In order to mitigate these problems, Dr. Silverman discussed how she found herself relentlessly driving around the city in hopes of finding a space where she could host her first storytelling meeting. Immediately after the meeting began, Silverman mentioned that she could already feel an unleashing of raw emotion as well as the “flattening of the medical hierarchy” as hurt and emotionally exhausted voices began to spring to life, meld together, and challenge the unsustainable healthcare worker conditions. This small group of forty people gained so much traction that it immediately transformed into a gathering of over 700 people in just four years. Dr. Silverman’s community of healthcare worker storytelling became a success story, even affecting individuals from remote parts of the country and other parts of the world. It also became a vibrant community for physicians and other healthcare workers to more actively engage in the celebration of their own humanity. The active listening and uncensored storytelling of others’ experiences and their suppressed feelings attempted to satiate the hunger in the healthcare community. And it was through this very hunger that The Nocturnists sprung to life.

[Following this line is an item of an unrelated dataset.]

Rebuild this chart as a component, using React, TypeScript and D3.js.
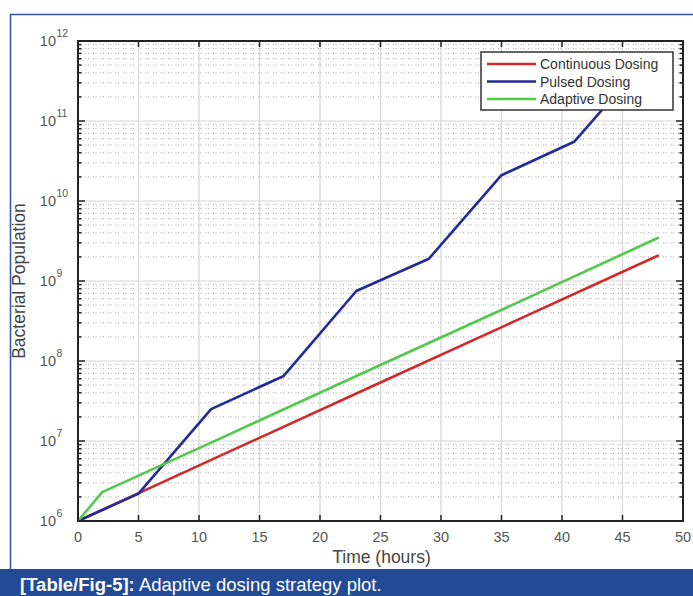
import React from "react";
import * as d3 from "d3";

// ---- data ----
const continuousTime = [0, 12, 24, 36, 48];
const continuousPop = [1e6, 6.8e6, 4.6e7, 3.1e8, 2.1e9];

const pulsedTime = [0, 5, 11, 17, 23, 29, 35, 41, 47, 48];
const pulsedPop = [1e6, 2.2e6, 2.5e7, 6.5e7, 7.5e8, 1.9e9, 2.1e10, 5.5e10, 6e11, 7e11];

const adaptiveTime = [0, 2, 12, 24, 36, 48];
const adaptivePop = [1e6, 2.3e6, 1.12e7, 7.6e7, 5.1e8, 3.5e9];

const seriesNames = ["Continuous Dosing", "Pulsed Dosing", "Adaptive Dosing"];
const seriesColors = ["#d02a2c", "#232a9a", "#52c94c"];

const xTicks = [0, 5, 10, 15, 20, 25, 30, 35, 40, 45, 50];
const yExponents = [6, 7, 8, 9, 10, 11, 12];

const captionLabel = "[Table/Fig-5]:";
const captionText = "Adaptive dosing strategy plot.";

const W = 693;
const H = 596;
const L = 78, R = 683, T = 41, B = 521;

export default function App() {
  const x = d3.scaleLinear().domain([0, 50]).range([L, R]);
  const y = d3.scaleLog().domain([1e6, 1e12]).range([B, T]);

  const minorVals: number[] = [];
  for (let e = 6; e < 12; e++) for (let m = 2; m <= 9; m++) minorVals.push(m * Math.pow(10, e));

  const line = d3
    .line<[number, number]>()
    .x((d) => x(d[0]))
    .y((d) => y(d[1]));

  const series = [
    continuousTime.map((t, i) => [t, continuousPop[i]] as [number, number]),
    pulsedTime.map((t, i) => [t, pulsedPop[i]] as [number, number]),
    adaptiveTime.map((t, i) => [t, adaptivePop[i]] as [number, number]),
  ];

  const font = "'Liberation Sans', Arial, Helvetica, sans-serif";
  const tickColor = "#555";

  const legX = 481, legY = 52, legW = 192, legH = 58;

  return (
    <div style={{ position: "absolute", left: 0, top: 0 }}>
      <svg width={W} height={H} style={{ display: "block", fontFamily: font }}>
        <rect x={0} y={0} width={W} height={H} fill="#fff" />
        {/* frame */}
        <rect x={10.5} y={14.5} width={720} height={560} fill="none" stroke="#2f55a8" strokeWidth={1.5} />
        <defs>
          <clipPath id="plotclip">
            <rect x={L} y={T} width={R - L} height={B - T} />
          </clipPath>
        </defs>
        {/* minor grid */}
        {minorVals.map((v, i) => (
          <line key={"mg" + i} x1={L} x2={R} y1={y(v)} y2={y(v)} stroke="#a0a0a0" strokeWidth={1} strokeDasharray="1,1.5,1,4" />
        ))}
        {/* major grid */}
        {xTicks.slice(1, -1).map((t) => (
          <line key={"gx" + t} x1={x(t)} x2={x(t)} y1={T} y2={B} stroke="#d6d6d6" strokeWidth={1.2} />
        ))}
        {yExponents.slice(1, -1).map((e) => (
          <line key={"gy" + e} x1={L} x2={R} y1={y(Math.pow(10, e))} y2={y(Math.pow(10, e))} stroke="#d6d6d6" strokeWidth={1.2} />
        ))}
        {/* series */}
        <g clipPath="url(#plotclip)">
          {series.map((s, i) => (
            <path key={"s" + i} d={line(s) || ""} fill="none" stroke={seriesColors[i]} strokeWidth={2.6} strokeLinejoin="round" />
          ))}
        </g>
        {/* ticks */}
        {xTicks.map((t) => (
          <g key={"xt" + t}>
            <line x1={x(t)} x2={x(t)} y1={B} y2={B - 6} stroke="#222" strokeWidth={1.5} />
            <line x1={x(t)} x2={x(t)} y1={T} y2={T + 6} stroke="#222" strokeWidth={1.5} />
            <text x={x(t)} y={542} textAnchor="middle" fontSize={14.5} fill={tickColor}>
              {t}
            </text>
          </g>
        ))}
        {minorVals.map((v, i) => (
          <g key={"mt" + i}>
            <line x1={L} x2={L + 3.5} y1={y(v)} y2={y(v)} stroke="#222" strokeWidth={1.5} />
            <line x1={R} x2={R - 3.5} y1={y(v)} y2={y(v)} stroke="#222" strokeWidth={1.5} />
          </g>
        ))}
        {yExponents.map((e) => {
          const yy = y(Math.pow(10, e));
          return (
            <g key={"yt" + e}>
              <line x1={L} x2={L + 7} y1={yy} y2={yy} stroke="#222" strokeWidth={1.5} />
              <line x1={R} x2={R - 7} y1={yy} y2={yy} stroke="#222" strokeWidth={1.5} />
              <text x={56} y={yy + 4.5} textAnchor="end" fontSize={14.5} fill={tickColor}>
                10
              </text>
              <text x={56.5} y={yy - 4} textAnchor="start" fontSize={10.5} fill={tickColor}>
                {e}
              </text>
            </g>
          );
        })}
        {/* axes box */}
        <rect x={L} y={T} width={R - L} height={B - T} fill="none" stroke="#222" strokeWidth={2} />
        {/* legend */}
        <rect x={legX} y={legY} width={legW} height={legH} fill="#fff" stroke="#333" strokeWidth={1.5} />
        {seriesNames.map((n, i) => {
          const ly = legY + 12 + i * 17.5;
          return (
            <g key={"lg" + i}>
              <line x1={legX + 6} x2={legX + 55} y1={ly} y2={ly} stroke={seriesColors[i]} strokeWidth={2.6} />
              <text x={legX + 59} y={ly + 5} fontSize={14} fill="#333">
                {n}
              </text>
            </g>
          );
        })}
        {/* axis labels */}
        <text x={(L + R) / 2 + 1} y={563} textAnchor="middle" fontSize={17.5} fill="#444">
          Time (hours)
        </text>
        <text
          transform={`translate(25,${(T + B) / 2}) rotate(-90)`}
          textAnchor="middle"
          fontSize={17.5}
          fill="#444"
        >
          Bacterial Population
        </text>
        {/* caption */}
        <rect x={0} y={569} width={W} height={H - 569} fill="#234a94" />
        <text x={20} y={591} fontSize={18.5} fill="#fff">
          <tspan fontWeight="bold">{captionLabel}</tspan>
          <tspan> {captionText}</tspan>
        </text>
      </svg>
    </div>
  );
}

From her own personal experiences, Dr. Silverman understands that today’s healthcare system is conditioning future physicians to become passive and obedient. Through The Nocturnists, Dr. Silverman is interested in inspiring healthcare workers to take their profession back by giving them a platform to share their voices and metabolize their experiences. As a certified nursing assistant, my day-to-day experiences with patients are constantly being challenged with the tiresome twelve-hour shifts that keep me on my feet. Although I am still fairly new to the profession, I can almost feel myself gravitating towards a place of burnout and isolation. However, after listening to Dr. Silverman’s talk as well as a couple of her podcasts from The Nocturnists, I felt that my experiences as a healthcare worker were being validated. I felt that I was no longer alone with my own feelings but rather surrounded by a community of other healthcare workers and physicians who were undergoing similar experiences. Dr. Silverman’s platform gave me a sense of belonging as a powerful means to combat the problem of burnout in the healthcare system.
Noelle Escobal is a junior majoring in English and Comparative literature with a minor in Chemistry. Her interest in the health humanities stems from a curiosity in how her humanities major can intersect with STEM and other health related fields. She is also a passionate food blogger, and now serves as part of UNC’s first undergraduate culinary medicine club where she can engage in both her love of food and learn more about nutritional values in health and medicine. As a pre-med student, her goal is to approach the health institution with a food-minded perspective that empowers patients and other healthcare providers to engage in healthy lifestyles. She finds the exposure to health and humanities as well as nutritional education central to developing healthier, more modern medical practices as well as better patient-centered healthcare providers.